RICHMOND, Va. (WRIC) — Richmond’s temporary plan to fill the former Lee Circle was approved despite the city’s Urban Design Committee recommending the proposal be rejected.

Richmond’s Planning Commission voted Monday to adopt the city’s proposal, which has received mixed reviews from residents. The plan calls for the city to install $100,000 worth of plants in the traffic circle until a long-term proposal on the space’s reimagination is put forward.

Members of the Planning Commission voiced concerns about going against the city’s Urban Design Committee’s recommendation, with much of Monday’s discussion focusing on alternative options and getting more community input.

The city’s Urban Design Committee and Planning Commission each back the removal of the fences put around the area. But residents and community members who spoke during the Planning Commission’s meeting Monday were divided on when it should come down.

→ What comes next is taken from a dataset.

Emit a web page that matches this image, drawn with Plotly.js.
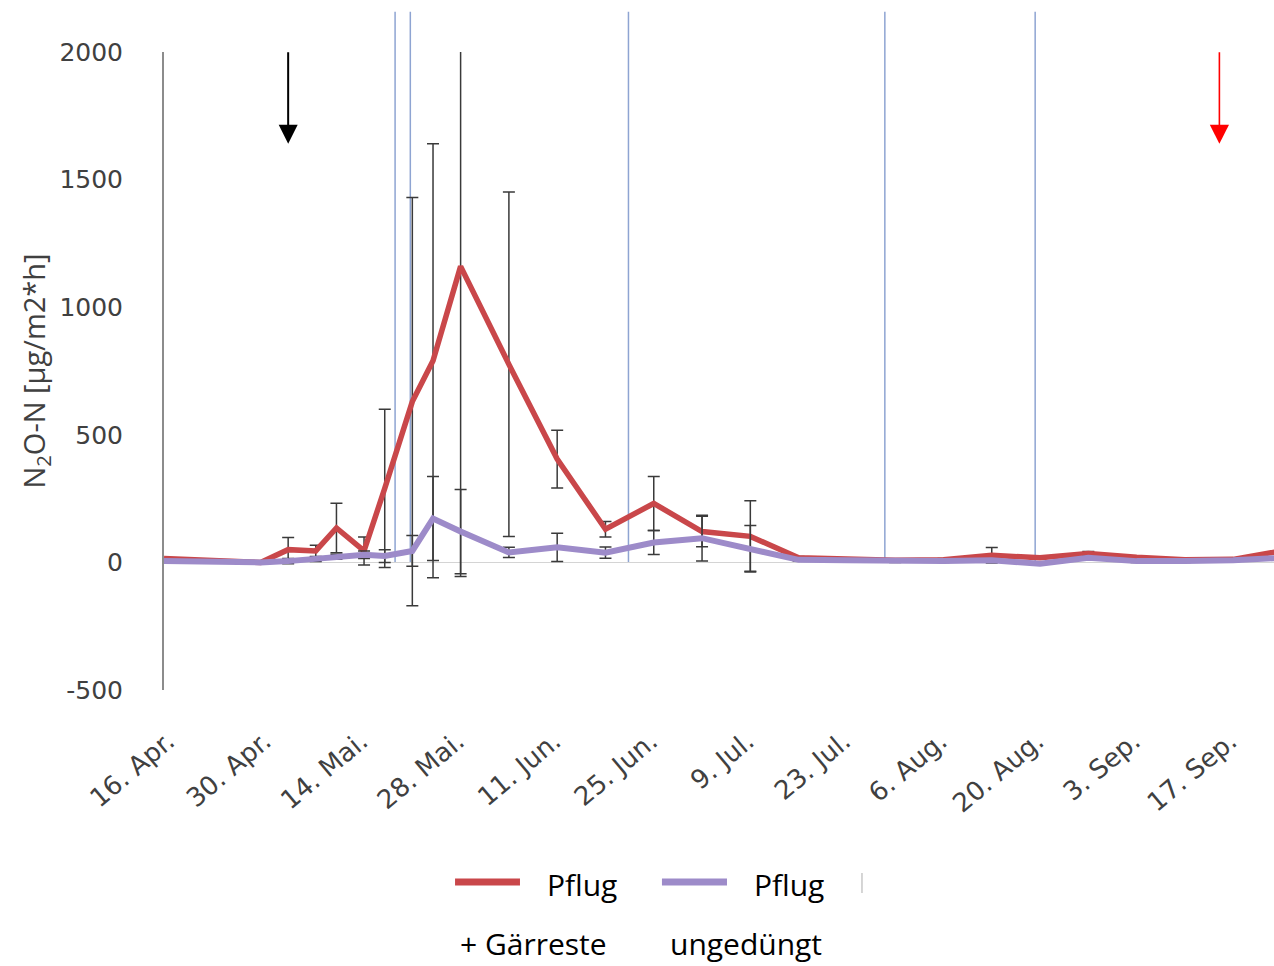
<!DOCTYPE html>
<html><head><meta charset="utf-8">
<script src="https://cdn.plot.ly/plotly-3.0.1.min.js"></script>
<style>html,body{margin:0;padding:0;background:#fff}#chart{width:1274px;height:966px}</style>
</head><body><div id="chart"></div>
<script>
// Measurement dates
const dates = ['2019-04-16','2019-04-30','2019-05-04','2019-05-08','2019-05-11','2019-05-15','2019-05-18',
  '2019-05-22','2019-05-25','2019-05-29','2019-06-05','2019-06-12','2019-06-19','2019-06-26','2019-07-03',
  '2019-07-10','2019-07-17','2019-07-24','2019-07-31','2019-08-07','2019-08-14','2019-08-21','2019-08-28',
  '2019-09-04','2019-09-11','2019-09-18','2019-09-25'];
// Pflug + Gärreste
const pflugGaerreste    = [15, 0, 50, 45, 135, 45, 290, 630, 790, 1160, 776, 405, 130, 231, 121, 102, 18, 12, 8, 10, 28, 18, 35, 20, 10, 12, 45];
const pflugGaerresteErr = [0, 0, 48, 22, 97, 55, 310, 800, 850, 1215, 675, 113, 30, 106, 60, 140, 5, 5, 5, 5, 30, 5, 8, 5, 5, 5, 0];
// Pflug ungedüngt
const pflugUngeduengt    = [5, 0, 5, 12, 22, 30, 25, 45, 172, 121, 39, 59, 38, 78, 95, 55, 10, 8, 5, 5, 8, -5, 18, 5, 5, 8, 18];
const pflugUngeduengtErr = [0, 0, 10, 8, 10, 15, 25, 60, 165, 165, 20, 55, 22, 47, 90, 90, 5, 5, 5, 5, 5, 5, 5, 5, 5, 5, 0];
// Event markers (vertical blue lines)
const eventDates = ['2019-05-19 12:00', '2019-05-21 17:00', '2019-06-22 08:00', '2019-07-29 12:00', '2019-08-20 07:00'];
// Arrows: black = application, red = end
const arrowDates = ['2019-05-04', '2019-09-16'];
const arrowColors = ['#000000', '#ff0000'];
// Axis ticks
const tickDates = ['2019-04-16','2019-04-30','2019-05-14','2019-05-28','2019-06-11','2019-06-25','2019-07-09',
  '2019-07-23','2019-08-06','2019-08-20','2019-09-03','2019-09-17'];
const tickLabels = ['16. Apr.','30. Apr.','14. Mai.','28. Mai.','11. Jun.','25. Jun.','9. Jul.',
  '23. Jul.','6. Aug.','20. Aug.','3. Sep.','17. Sep.'];
const yTicks = [-500, 0, 500, 1000, 1500, 2000];
const yTickLabels = ['-500', '0', '500', '1000', '1500', '2000'];

const errStyle = {type: 'data', visible: true, color: '#3a3a3a', thickness: 1.5, width: 6};

const traces = [
  {x: dates, y: pflugGaerreste, name: 'Pflug + Gärreste', type: 'scatter', mode: 'lines',
   line: {color: '#c9474a', width: 5.5},
   error_y: Object.assign({array: pflugGaerresteErr}, errStyle)},
  {x: dates, y: pflugUngeduengt, name: 'Pflug ungedüngt', type: 'scatter', mode: 'lines',
   line: {color: '#9d8bc9', width: 6},
   error_y: Object.assign({array: pflugUngeduengtErr}, errStyle)}
];

const shapes = eventDates.map(d => ({type: 'line', xref: 'x', yref: 'paper', x0: d, x1: d, y0: 0.2, y1: 1.063,
  line: {color: '#8ea4d2', width: 1.5}, layer: 'below'}));
// custom legend samples
shapes.push({type: 'line', xref: 'paper', yref: 'paper', x0: 0.2622, x1: 0.3207, y0: -0.3009, y1: -0.3009,
  line: {color: '#c9474a', width: 7}});
shapes.push({type: 'line', xref: 'paper', yref: 'paper', x0: 0.4486, x1: 0.5072, y0: -0.3009, y1: -0.3009,
  line: {color: '#9d8bc9', width: 7}});
shapes.push({type: 'line', xref: 'paper', yref: 'paper', x0: 0.6288, x1: 0.6288, y0: -0.2868, y1: -0.3182,
  line: {color: '#c8c8c8', width: 1.5}});

const legendFont = {family: 'Open Sans', size: 30, color: '#000'};
const annotations = arrowDates.map((d, i) => ({x: d, y: 1640, xref: 'x', yref: 'y', text: '',
  showarrow: true, ax: 0, ay: -93, arrowhead: 2, arrowsize: i === 0 ? 1.9 : 2.4, arrowwidth: i === 0 ? 2 : 1.6,
  arrowcolor: arrowColors[i]}));
annotations.push(
  {xref: 'paper', yref: 'paper', x: 0.3432, y: -0.3056, text: 'Pflug', showarrow: false, xanchor: 'left', yanchor: 'middle', font: legendFont},
  {xref: 'paper', yref: 'paper', x: 0.5297, y: -0.3056, text: 'Pflug', showarrow: false, xanchor: 'left', yanchor: 'middle', font: legendFont},
  {xref: 'paper', yref: 'paper', x: 0.2649, y: -0.3966, text: '+ Gärreste', showarrow: false, xanchor: 'left', yanchor: 'middle', font: legendFont},
  {xref: 'paper', yref: 'paper', x: 0.4541, y: -0.3966, text: 'ungedüngt', showarrow: false, xanchor: 'left', yanchor: 'middle', font: legendFont}
);

const layout = {
  width: 1274, height: 966,
  margin: {l: 164, r: 0, t: 52, b: 276},
  paper_bgcolor: '#fff', plot_bgcolor: '#fff',
  showlegend: false,
  font: {family: 'DejaVu Sans', color: '#404040'},
  xaxis: {type: 'date', range: ['2019-04-16', '2019-09-23 22:00'], tickvals: tickDates, ticktext: tickLabels,
    tickangle: -40, showgrid: false, zeroline: false, showline: false, ticks: '',
    tickfont: {family: 'DejaVu Sans', size: 26, color: '#404040'}, ticklabelstandoff: 30, ticklabelshift: 4},
  yaxis: {range: [-500, 2000], tickvals: yTicks, ticktext: yTickLabels, showgrid: false, showline: true,
    linecolor: '#8c8c8c', linewidth: 2,
    zeroline: true, zerolinecolor: '#d4d4d4', zerolinewidth: 1.5, ticks: '', ticklabelstandoff: 34,
    tickfont: {family: 'DejaVu Sans', size: 25, color: '#404040'},
    title: {text: 'N<sub>2</sub>O-N [µg/m2*h]', font: {family: 'Open Sans', size: 29, color: '#404040'}}},
  shapes: shapes,
  annotations: annotations
};

Plotly.newPlot('chart', traces, layout, {displayModeBar: false, staticPlot: true});
</script>
</body></html>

Some said that removing the barriers would lead people to start gathering in the area again before the flowers are planted, citing safety concerns in a busy traffic circle, while others said the community should be allowed to access the public space.

While Planning Commission members questioned whether the plan could be put on hold until there was more input from the community, the city’s Chief Administrative Officer Lincoln Saunders said a proper community engagement period would “be a multi-year process.”

The space around the former Robert E. Lee monument became a focal point for protester demonstrations over police brutality and racism in the wake of the police killing of George Floyd. The former Lee statue’s pedestal was tagged with messages honoring those killed by law enforcement, anti-police graffiti, profanity and more.

Speeches were made in front of the monument and memorials to those killed by police, including Marcus-David Peters, were placed in the traffic circle. The public space around the statue was informally renamed as “Marcus-David Peters Circle” by protesters who gathered in the area during civil unrest in 2020.

After it was hit with graffiti, the Lee monument was named the most influential work of protest art since World War II by the New York Times Style Magazine and made the cover of National Geographic.